The incoming majority leader certainly was in a mess of his own by Monday, and his first attempt to dodge the controversy began with the classic words of the non-apologetic apologist, expressing sorrow if anyone had taken offense at his remarks, and making an oblique reference to “discarded policies.” Discarded is a term best used for worn socks or outdated computers, not poll taxes and lynchings. After being yelled at by practically everybody, including conservative Republicans, Mr. Lott got the message, and yesterday called his remarks “terrible.” He also asked an interviewer plaintively whether he was supposed to tell Mr. Thurmond he wished he had lost.
Southern white politicians who lived under segregation and the civil rights movement either repress the thought that anything terrible went on in their region or remember it all the time. They are especially sensitive to the fact that people whom they loved and honored did — or at least endorsed — awful things. Coming to terms with it makes them wiser politicians, and perhaps better people.
The birthday party controversy is only the latest evidence that Mr. Lott, the second most prominent elected official in the Republican Party, has never figured any of this out, or come to grips with the bad old days in his state. If he had, he could never have said that his state was “proud” of having given its electoral votes to Mr. Thurmond in 1948 — at a time when most black Mississippians were barred from voting and sometimes killed for making the attempt.

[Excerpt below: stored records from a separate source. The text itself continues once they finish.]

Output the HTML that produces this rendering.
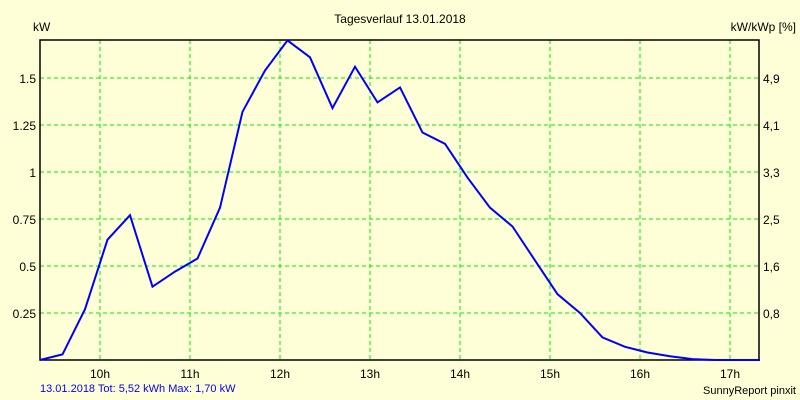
<!DOCTYPE html>
<html><head><meta charset="utf-8"><style>
body{margin:0;background:#ffffd7;}
svg{display:block;font-family:"Liberation Sans",sans-serif;font-size:12px;}
</style></head><body>
<svg id="c" width="800" height="400">
<rect width="800" height="400" fill="#ffffd7"/>
<text x="400" y="23" text-anchor="middle">Tagesverlauf 13.01.2018</text>
<text x="33" y="31">kW</text>
<text x="796" y="31" text-anchor="end">kW/kWp [%]</text>
<g id="grid"></g>
<rect x="40" y="40" width="719" height="320" fill="none" stroke="#000" stroke-width="1.5"/>
<g id="labels"></g>
<path id="line" fill="none" stroke="#0000ff" stroke-width="2"/>
<text x="40" y="392" fill="#0000ff" font-size="11">13.01.2018 Tot: 5,52 kWh Max: 1,70 kW</text>
<text x="796" y="394" text-anchor="end" font-size="11">SunnyReport pinxit</text>
</svg>
<script>
const hourTicks=[10,11,12,13,14,15,16,17];
const leftTicks=[0.25,0.5,0.75,1,1.25,1.5];
const leftLabels=["0.25","0.5","0.75","1","1.25","1.5"];
const rightLabels=["0,8","1,6","2,5","3,3","4,1","4,9"];
const startHour=9.3333;
const stepHour=0.25;
const power=[0,0.03,0.27,0.64,0.77,0.39,0.47,0.54,0.81,1.32,1.54,1.70,1.61,1.34,1.56,1.37,1.45,1.21,1.15,0.97,0.81,0.71,0.53,0.35,0.25,0.12,0.07,0.04,0.02,0.005,0,0,0];
const X=h=>40+(h-9.3333)*90;
const Y=v=>360-v*188;
const ns="http://www.w3.org/2000/svg";
const g=document.getElementById('grid'),L=document.getElementById('labels');
function mk(t,a,p){const e=document.createElementNS(ns,t);for(const k in a)e.setAttribute(k,a[k]);p.appendChild(e);return e;}
hourTicks.forEach(h=>{
 const l=mk('line',{x1:X(h),x2:X(h),y1:40,y2:360,stroke:'#00ee00','stroke-dasharray':'4,3'},g);
 
 
 const t=mk('text',{x:X(h),y:378,'text-anchor':'middle'},L);t.textContent=h+'h';
 
 
});
leftTicks.forEach((v,i)=>{
 const l=mk('line',{x1:40,x2:759,y1:Y(v),y2:Y(v),stroke:'#00ee00','stroke-dasharray':'4,3'},g);
 
 
 const t=mk('text',{x:36,y:Y(v)+5,'text-anchor':'end'},L);t.textContent=leftLabels[i];
 
 
 const r=mk('text',{x:763,y:Y(v)+5},L);r.textContent=rightLabels[i];
 
 
});
document.getElementById('line').setAttribute('d',power.map((v,i)=>(i?'L':'M')+X(startHour+i*stepHour).toFixed(1)+','+Y(v).toFixed(1)).join(''));
</script>
</body></html>
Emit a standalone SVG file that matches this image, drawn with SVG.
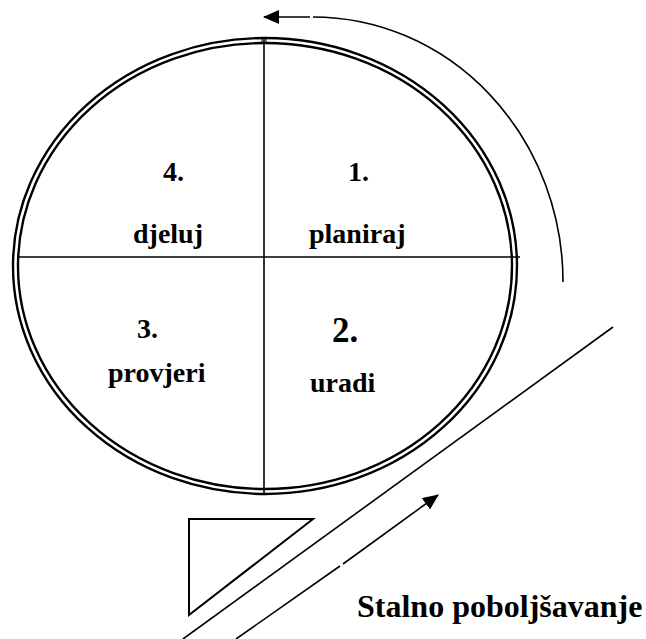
<svg xmlns="http://www.w3.org/2000/svg" width="646" height="639" viewBox="0 0 646 639">
<defs>
<style>
.ln{stroke:#000;fill:none;stroke-width:1.6}
.ring{stroke:#000;fill:none;stroke-width:2.4}
.t{font-family:"Liberation Serif","Times New Roman",Times,serif;font-weight:bold;font-size:28px;fill:#000}
</style>
<marker id="ah" markerWidth="16" markerHeight="14" refX="15" refY="7" orient="auto" markerUnits="userSpaceOnUse">
<path d="M0,0 L16,7 L0,14 Z" fill="#000"/>
</marker>
</defs>
<rect width="646" height="639" fill="#fff"/>
<g id="cycle">
<ellipse class="ring" cx="265" cy="266" rx="252" ry="228"/>
<ellipse class="ring" cx="265" cy="266" rx="247" ry="223"/>
<line class="ln" x1="264" y1="40" x2="264" y2="494"/>
<line class="ln" x1="18" y1="257" x2="520" y2="257"/>
<rect x="262" y="39" width="4" height="4" fill="none" stroke="#000" stroke-width="1"/>
</g>
<g id="q4"><text class="t" x="163" y="181">4.</text><text class="t" x="133" y="243">djeluj</text></g>
<g id="q1"><text class="t" x="348" y="181">1.</text><text class="t" x="309" y="243">planiraj</text></g>
<g id="q3"><text class="t" x="137" y="338">3.</text><text class="t" x="108" y="382">provjeri</text></g>
<g id="q2"><text class="t" x="332" y="342" style="font-size:35px">2.</text><text class="t" x="310" y="392">uradi</text></g>
<g id="wedge"><polygon points="189,519 313,519 189,615" fill="none" stroke="#000" stroke-width="2"/></g>
<g id="connectors">
<path class="ln" d="M563,282 A250,265 0 0 0 313,17"/>
<line class="ln" x1="310" y1="17" x2="264" y2="17" marker-end="url(#ah)"/>
<line class="ln" x1="183" y1="639" x2="613" y2="327"/>
<line class="ln" x1="236" y1="639" x2="340" y2="566"/>
<line class="ln" x1="343" y1="564" x2="438" y2="495" marker-end="url(#ah)"/>
</g>
<g id="label"><text class="t" x="357" y="617" style="font-size:32px">Stalno poboljšavanje</text></g>
</svg>
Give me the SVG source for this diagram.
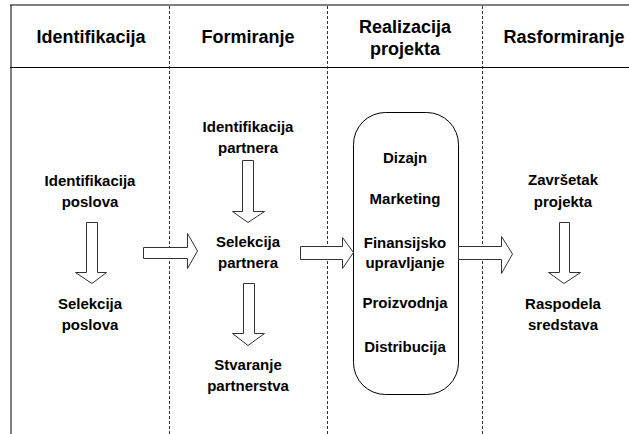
<svg xmlns="http://www.w3.org/2000/svg" width="629" height="434" viewBox="0 0 629 434">
<style>
text{font-family:"Liberation Sans",Arial,sans-serif;font-weight:bold;fill:#000;text-anchor:middle}
.h{font-size:18px}
.b{font-size:15px}
.dash{stroke:#333;stroke-width:1;stroke-dasharray:3,2;fill:none}
.arr{fill:#fff;stroke:#333;stroke-width:1}
</style>
<rect width="629" height="434" fill="#fff"/>
<g id="frame">
<line x1="10" y1="5" x2="629" y2="5" stroke="#808080" stroke-width="2"/>
<line x1="11" y1="5" x2="11" y2="434" stroke="#000" stroke-width="1"/>
<line x1="10" y1="67.5" x2="629" y2="67.5" stroke="#000" stroke-width="1"/>
<line class="dash" x1="169.5" y1="6" x2="169.5" y2="434"/>
<line class="dash" x1="327.5" y1="6" x2="327.5" y2="434"/>
<line class="dash" x1="482.5" y1="6" x2="482.5" y2="434"/>
</g>
<g id="headers">
<text class="h" x="91" y="43">Identifikacija</text>
<text class="h" x="248" y="43">Formiranje</text>
<text class="h" x="405" y="33">Realizacija</text>
<text class="h" x="405" y="55">projekta</text>
<text class="h" x="564" y="43">Rasformiranje</text>
</g>
<g id="n-identifikacija-poslova"><text class="b" x="90" y="186">Identifikacija</text><text class="b" x="90" y="207">poslova</text></g>
<g id="n-selekcija-poslova"><text class="b" x="90" y="309">Selekcija</text><text class="b" x="90" y="330">poslova</text></g>
<g id="n-identifikacija-partnera"><text class="b" x="248" y="132">Identifikacija</text><text class="b" x="248" y="153">partnera</text></g>
<g id="n-selekcija-partnera"><text class="b" x="248" y="247">Selekcija</text><text class="b" x="248" y="268">partnera</text></g>
<g id="n-stvaranje-partnerstva"><text class="b" x="248" y="370">Stvaranje</text><text class="b" x="248" y="391">partnerstva</text></g>
<g id="n-realizacija">
<rect x="353.5" y="112.5" width="105" height="282" rx="32" ry="32" fill="#fff" stroke="#000" stroke-width="1"/>
<text class="b" x="405" y="163">Dizajn</text>
<text class="b" x="405" y="204">Marketing</text>
<text class="b" x="405" y="248">Finansijsko</text>
<text class="b" x="405" y="268">upravljanje</text>
<text class="b" x="405" y="308">Proizvodnja</text>
<text class="b" x="405" y="352">Distribucija</text>
</g>
<g id="n-zavrsetak-projekta"><text class="b" x="563" y="185">Završetak</text><text class="b" x="563" y="207">projekta</text></g>
<g id="n-raspodela-sredstava"><text class="b" x="563" y="309">Raspodela</text><text class="b" x="563" y="330">sredstava</text></g>
<g id="connectors">
<polygon class="arr" points="86.5,222.5 97.5,222.5 97.5,272.5 106.5,272.5 92,283.5 75.5,272.5 86.5,272.5"/>
<polygon class="arr" points="242.5,160.5 253.5,160.5 253.5,211.5 264.5,211.5 248,222.5 232.5,211.5 242.5,211.5"/>
<polygon class="arr" points="243.5,283.5 254.5,283.5 254.5,333.5 264.5,333.5 248,345.5 232.5,333.5 243.5,333.5"/>
<polygon class="arr" points="559.5,222.5 569.5,222.5 569.5,272.5 580.5,272.5 564,283.5 548.5,272.5 559.5,272.5"/>
<polygon class="arr" points="143.5,247.5 187.5,247.5 187.5,233.5 197.5,251 187.5,268.5 187.5,258.5 143.5,258.5"/>
<polygon class="arr" points="300.5,246.5 342.5,246.5 342.5,237.5 353.5,252.5 342.5,268.5 342.5,259.5 300.5,259.5"/>
<polygon class="arr" points="458.5,246.5 501.5,246.5 501.5,236.5 512.5,254 501.5,273.5 501.5,259.5 458.5,259.5"/>
</g>
</svg>
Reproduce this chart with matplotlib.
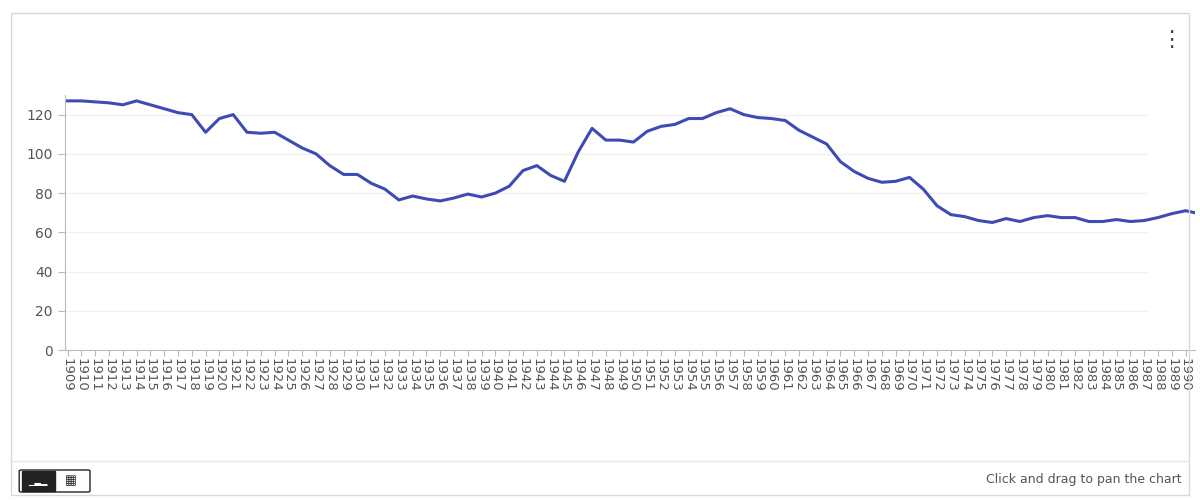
import numpy as np
import matplotlib
matplotlib.use('Agg')
import matplotlib.pyplot as plt
from matplotlib.patches import FancyBboxPatch, Rectangle

years = list(range(1909, 1992))
values = [127, 127, 126.5, 126, 125, 127, 125, 123, 121, 120,
          111, 118, 120, 111, 110.5, 111, 107, 103, 100, 94,
          89.5, 89.5, 85, 82, 76.5, 78.5, 77, 76, 77.5, 79.5,
          78, 80, 83.5, 91.5, 94, 89, 86, 101, 113, 107,
          107, 106, 111.5, 114, 115, 118, 118, 121, 123, 120,
          118.5, 118, 117, 112, 108.5, 105, 96, 91, 87.5, 85.5,
          86, 88, 82, 73.5, 69, 68, 66, 65, 67, 65.5,
          67.5, 68.5, 67.5, 67.5, 65.5, 65.5, 66.5, 65.5, 66, 67.5,
          69.5, 71, 69.5]
yticks = [0, 20, 40, 60, 80, 100, 120]

fig = plt.figure(figsize=(12, 5), dpi=100)
# card frame
fig.patches.append(Rectangle((0.009, 0.01), 0.982, 0.965, transform=fig.transFigure,
                             fill=False, edgecolor='#d8d8d8', lw=1))
fig.add_artist(plt.Line2D([0.009, 0.991], [0.078, 0.078], color='#e6e6e6', lw=1))

ax = fig.add_axes([0.054, 0.30, 0.942, 0.51])
ax.plot(years, values, color='#3f4bb5', lw=2.2)
ax.set_xlim(1908.8, 1990.7)
ax.set_ylim(0, 130)
ax.set_yticks(yticks)
ax.set_xticks(years[:-1])
ax.set_xticklabels([str(y) for y in years[:-1]], rotation=-90, fontsize=9.5, color='#555555')
ax.tick_params(axis='y', labelsize=10, colors='#555555', length=5, color='#bbbbbb')
ax.tick_params(axis='x', length=4, color='#bbbbbb', pad=2)
for y in yticks[1:]:
    ax.axhline(y, xmax=0.957, color='#f0f0f0', lw=1, zorder=0)
for s in ['top', 'right']:
    ax.spines[s].set_visible(False)
ax.spines['left'].set_color('#bbbbbb')
ax.spines['bottom'].set_color('#bbbbbb')

# UI bits
fig.text(0.976, 0.92, '\u22ee', fontsize=16, color='#444444', ha='center', va='center')
fig.text(0.985, 0.04, 'Click and drag to pan the chart', fontsize=9, color='#555555',
         ha='right', va='center')
fig.patches.append(FancyBboxPatch((0.018, 0.018), 0.055, 0.04, boxstyle='round,pad=0.002',
                                  transform=fig.transFigure, fill=False, edgecolor='#222222', lw=1))
fig.patches.append(Rectangle((0.018, 0.018), 0.0275, 0.04, transform=fig.transFigure,
                             facecolor='#222222', edgecolor='#222222'))
fig.text(0.0317, 0.038, '\u2581\u2583\u2582', fontsize=6, color='white', ha='center', va='center')
fig.text(0.059, 0.038, '\u25a6', fontsize=9, color='#222222', ha='center', va='center')

fig.savefig('out.png', dpi=100, facecolor='white')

No one has put more effort than George W. Bush into ending the image of the Republican Party as a whites-only haven. For all the disagreement that many African-Americans have with his policies, few can doubt Mr. Bush’s commitment to a multiracial America. But unless the president wants to spend his next campaign explaining the majority leader’s behavior over and over, he should urge the Senate Republicans to get somebody else for the job.